Darwin got the news of the voyage around the world after walking
across north Wales for three weeks on a geological tour with Cambridge Professor Adam Sedgwick, who was hoping to correct and add to George Greenough's 1820 map of the geology of England and Wales. He had invited young Darwin along to help him, and also to give Darwin a chance at some practical field geologizing before the Tenerife expedition that he liked to talk about.

The two left from Darwin's family home in Shrewsbury on August 5th, riding in Sedgwick's carriage to Llangollen in north Wales. From there they walked along the bald rock-rimmed Vale of Clwyd toward Caernarvon on the coast. At Saint Asaph, Sedgwick sent Darwin off on his own to look for signs of a stratum of Old Red Sandstone shown on Greenough's map. When they met up again that evening in Colwyn, neither had seen a trace of Old Red. Sedgwick told Darwin that the structure of the Vale of Clwyd would now be revised on the basis of their work. Impressed and grateful for Sedgwick's trust in him, Darwin was “exceedingly proud.”

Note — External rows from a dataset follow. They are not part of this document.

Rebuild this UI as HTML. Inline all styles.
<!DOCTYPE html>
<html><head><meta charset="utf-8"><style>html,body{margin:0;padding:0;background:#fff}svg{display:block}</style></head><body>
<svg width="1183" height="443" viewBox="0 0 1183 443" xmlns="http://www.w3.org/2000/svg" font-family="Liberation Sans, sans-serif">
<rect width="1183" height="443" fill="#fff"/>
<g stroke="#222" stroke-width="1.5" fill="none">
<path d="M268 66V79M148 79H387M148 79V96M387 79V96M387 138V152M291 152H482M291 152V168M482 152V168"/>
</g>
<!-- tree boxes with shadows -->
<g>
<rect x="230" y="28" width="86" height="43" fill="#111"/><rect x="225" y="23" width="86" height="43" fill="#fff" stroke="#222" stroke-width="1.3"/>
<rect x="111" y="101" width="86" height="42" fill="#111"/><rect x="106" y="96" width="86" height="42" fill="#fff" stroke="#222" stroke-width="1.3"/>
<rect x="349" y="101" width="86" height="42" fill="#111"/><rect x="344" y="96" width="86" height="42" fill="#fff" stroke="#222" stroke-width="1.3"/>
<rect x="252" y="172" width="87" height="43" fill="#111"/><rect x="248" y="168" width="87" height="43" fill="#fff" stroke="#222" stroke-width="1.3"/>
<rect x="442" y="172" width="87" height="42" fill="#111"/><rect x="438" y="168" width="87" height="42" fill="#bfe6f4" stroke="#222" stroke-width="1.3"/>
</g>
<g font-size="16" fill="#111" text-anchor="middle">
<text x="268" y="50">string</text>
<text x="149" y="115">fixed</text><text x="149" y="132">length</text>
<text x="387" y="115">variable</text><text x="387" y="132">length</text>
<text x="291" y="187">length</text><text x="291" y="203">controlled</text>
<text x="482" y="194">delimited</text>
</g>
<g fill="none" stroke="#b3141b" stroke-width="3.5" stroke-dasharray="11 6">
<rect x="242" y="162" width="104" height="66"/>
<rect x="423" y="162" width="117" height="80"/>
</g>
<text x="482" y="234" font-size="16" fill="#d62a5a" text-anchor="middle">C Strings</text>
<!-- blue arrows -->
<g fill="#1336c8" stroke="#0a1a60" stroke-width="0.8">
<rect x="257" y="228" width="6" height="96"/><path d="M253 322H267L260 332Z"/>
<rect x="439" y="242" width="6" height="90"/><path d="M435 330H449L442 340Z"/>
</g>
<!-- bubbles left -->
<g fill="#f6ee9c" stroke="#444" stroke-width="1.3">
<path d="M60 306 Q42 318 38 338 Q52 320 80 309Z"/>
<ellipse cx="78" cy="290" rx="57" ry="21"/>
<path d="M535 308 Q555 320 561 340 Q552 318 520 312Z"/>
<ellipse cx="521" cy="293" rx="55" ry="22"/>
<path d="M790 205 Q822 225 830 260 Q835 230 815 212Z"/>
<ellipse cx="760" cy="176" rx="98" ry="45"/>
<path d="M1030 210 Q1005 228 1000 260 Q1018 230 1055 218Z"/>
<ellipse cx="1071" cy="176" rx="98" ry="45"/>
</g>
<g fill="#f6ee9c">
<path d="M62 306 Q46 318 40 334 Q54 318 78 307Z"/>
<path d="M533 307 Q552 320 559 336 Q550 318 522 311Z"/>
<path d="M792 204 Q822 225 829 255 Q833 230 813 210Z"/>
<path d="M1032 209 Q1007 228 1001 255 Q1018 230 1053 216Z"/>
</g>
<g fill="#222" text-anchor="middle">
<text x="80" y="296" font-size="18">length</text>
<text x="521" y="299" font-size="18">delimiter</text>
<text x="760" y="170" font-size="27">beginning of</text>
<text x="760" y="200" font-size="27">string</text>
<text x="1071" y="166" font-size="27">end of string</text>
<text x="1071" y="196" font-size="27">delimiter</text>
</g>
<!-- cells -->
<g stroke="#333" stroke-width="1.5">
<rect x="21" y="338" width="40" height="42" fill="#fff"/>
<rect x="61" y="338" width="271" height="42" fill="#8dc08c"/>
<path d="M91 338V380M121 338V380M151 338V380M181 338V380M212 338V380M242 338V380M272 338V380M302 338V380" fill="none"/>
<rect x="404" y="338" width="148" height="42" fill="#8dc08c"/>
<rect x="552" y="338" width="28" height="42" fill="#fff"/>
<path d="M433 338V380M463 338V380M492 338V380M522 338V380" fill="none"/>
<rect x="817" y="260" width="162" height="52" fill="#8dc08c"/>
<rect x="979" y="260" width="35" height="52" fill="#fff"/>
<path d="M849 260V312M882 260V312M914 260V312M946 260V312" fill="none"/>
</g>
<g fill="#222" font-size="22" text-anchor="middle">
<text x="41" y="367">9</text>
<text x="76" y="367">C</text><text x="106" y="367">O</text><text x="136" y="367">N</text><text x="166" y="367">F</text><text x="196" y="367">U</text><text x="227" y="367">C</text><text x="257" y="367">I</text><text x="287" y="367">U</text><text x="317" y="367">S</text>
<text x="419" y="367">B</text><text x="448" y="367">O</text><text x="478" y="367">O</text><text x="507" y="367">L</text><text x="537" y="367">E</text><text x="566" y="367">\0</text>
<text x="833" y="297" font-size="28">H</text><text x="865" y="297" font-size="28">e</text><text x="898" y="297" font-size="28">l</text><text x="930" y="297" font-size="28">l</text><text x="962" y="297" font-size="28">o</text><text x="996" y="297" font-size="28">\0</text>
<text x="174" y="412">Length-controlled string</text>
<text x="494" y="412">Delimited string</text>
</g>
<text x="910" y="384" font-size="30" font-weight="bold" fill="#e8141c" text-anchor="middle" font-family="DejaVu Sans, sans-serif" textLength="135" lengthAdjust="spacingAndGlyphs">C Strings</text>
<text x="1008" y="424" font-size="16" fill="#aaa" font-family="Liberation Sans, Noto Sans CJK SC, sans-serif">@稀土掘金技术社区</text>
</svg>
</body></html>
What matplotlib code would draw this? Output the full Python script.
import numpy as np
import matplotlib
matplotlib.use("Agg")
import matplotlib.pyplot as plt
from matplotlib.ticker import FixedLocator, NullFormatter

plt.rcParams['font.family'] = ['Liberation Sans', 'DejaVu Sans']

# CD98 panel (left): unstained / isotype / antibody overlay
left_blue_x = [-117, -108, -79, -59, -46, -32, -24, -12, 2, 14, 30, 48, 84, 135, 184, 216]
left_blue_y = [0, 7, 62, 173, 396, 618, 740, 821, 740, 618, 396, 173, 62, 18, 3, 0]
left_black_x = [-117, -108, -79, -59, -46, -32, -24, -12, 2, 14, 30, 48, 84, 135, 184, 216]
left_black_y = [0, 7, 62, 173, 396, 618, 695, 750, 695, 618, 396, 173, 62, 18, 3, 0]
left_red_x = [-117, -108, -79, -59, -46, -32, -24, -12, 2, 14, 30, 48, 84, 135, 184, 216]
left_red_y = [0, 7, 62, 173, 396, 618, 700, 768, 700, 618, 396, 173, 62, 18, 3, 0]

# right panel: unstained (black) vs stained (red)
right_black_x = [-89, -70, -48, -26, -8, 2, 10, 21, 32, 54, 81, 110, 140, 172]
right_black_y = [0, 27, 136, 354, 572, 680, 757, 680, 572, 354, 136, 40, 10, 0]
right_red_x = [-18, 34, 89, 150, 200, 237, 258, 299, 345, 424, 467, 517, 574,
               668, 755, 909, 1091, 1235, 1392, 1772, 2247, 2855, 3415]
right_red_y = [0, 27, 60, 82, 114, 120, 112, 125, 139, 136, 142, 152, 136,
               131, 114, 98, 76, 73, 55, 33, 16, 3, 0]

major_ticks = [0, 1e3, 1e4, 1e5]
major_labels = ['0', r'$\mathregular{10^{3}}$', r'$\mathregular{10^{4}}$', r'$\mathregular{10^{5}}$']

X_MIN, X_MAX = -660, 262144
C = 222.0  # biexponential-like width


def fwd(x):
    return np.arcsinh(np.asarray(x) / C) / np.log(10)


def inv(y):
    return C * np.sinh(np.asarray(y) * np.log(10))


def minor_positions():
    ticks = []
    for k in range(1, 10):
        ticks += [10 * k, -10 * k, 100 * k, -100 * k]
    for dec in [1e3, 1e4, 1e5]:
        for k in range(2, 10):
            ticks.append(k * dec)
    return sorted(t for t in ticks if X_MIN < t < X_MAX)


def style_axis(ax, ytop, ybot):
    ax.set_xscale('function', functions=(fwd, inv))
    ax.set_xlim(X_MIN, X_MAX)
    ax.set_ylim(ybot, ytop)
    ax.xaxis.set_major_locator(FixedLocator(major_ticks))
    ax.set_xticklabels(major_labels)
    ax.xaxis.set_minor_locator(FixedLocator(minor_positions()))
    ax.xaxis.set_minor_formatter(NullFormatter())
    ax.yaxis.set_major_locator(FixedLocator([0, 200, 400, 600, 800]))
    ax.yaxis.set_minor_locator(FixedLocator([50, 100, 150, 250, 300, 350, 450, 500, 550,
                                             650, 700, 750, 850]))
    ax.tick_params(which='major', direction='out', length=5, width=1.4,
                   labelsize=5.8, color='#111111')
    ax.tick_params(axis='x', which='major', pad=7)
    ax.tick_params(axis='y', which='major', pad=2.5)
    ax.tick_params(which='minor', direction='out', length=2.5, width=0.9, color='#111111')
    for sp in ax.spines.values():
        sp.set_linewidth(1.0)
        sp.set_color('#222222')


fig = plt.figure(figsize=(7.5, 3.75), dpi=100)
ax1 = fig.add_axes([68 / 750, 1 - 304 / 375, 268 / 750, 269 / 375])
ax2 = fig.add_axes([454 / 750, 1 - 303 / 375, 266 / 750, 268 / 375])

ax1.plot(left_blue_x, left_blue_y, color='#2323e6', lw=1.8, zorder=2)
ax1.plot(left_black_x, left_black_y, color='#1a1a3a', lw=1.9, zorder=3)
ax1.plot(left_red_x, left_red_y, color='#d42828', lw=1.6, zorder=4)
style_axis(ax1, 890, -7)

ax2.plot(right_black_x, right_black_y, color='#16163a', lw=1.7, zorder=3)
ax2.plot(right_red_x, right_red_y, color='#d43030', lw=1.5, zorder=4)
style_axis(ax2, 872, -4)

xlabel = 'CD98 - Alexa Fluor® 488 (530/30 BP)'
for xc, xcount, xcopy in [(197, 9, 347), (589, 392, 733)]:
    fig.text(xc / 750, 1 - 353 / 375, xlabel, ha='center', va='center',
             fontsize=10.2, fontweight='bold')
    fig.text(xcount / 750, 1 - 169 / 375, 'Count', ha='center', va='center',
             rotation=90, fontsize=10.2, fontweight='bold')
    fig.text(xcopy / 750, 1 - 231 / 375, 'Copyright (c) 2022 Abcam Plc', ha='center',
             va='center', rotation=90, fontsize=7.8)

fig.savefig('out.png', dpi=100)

He returned to his family home, The Mount, on August 29, to find a note from Henslow accompanying the now dog-eared letter from George Peacock. The invitation was breathtaking; it laid before Darwin opportunities that his training in natural science was only beginning to enable him to imagine. At a stroke it eclipsed von Humboldt's Tenerife and Brazil. As a peruser of traveling books, he had probably also seen an edition of Captain James Cook's accounts of his circumnavigations, with drawings and watercolors by his expedition artists William Hodges and John Webber. These (which may be seen today in the National Maritime Museum in Greenwich, England) portray the Englishmen's idealized views of the noble savages amid the sylvan sublimities of their natural settings in Polynesia and the remote, majestic fjordland of New Zealand—Paradise about to be lost—at the moment of contact with Europeans. Here Man and Nature were believed to still exist in the Edenic state, and fifty years after Cook the untrammeled world was thought to be—and surely was—a naturalist's paradise.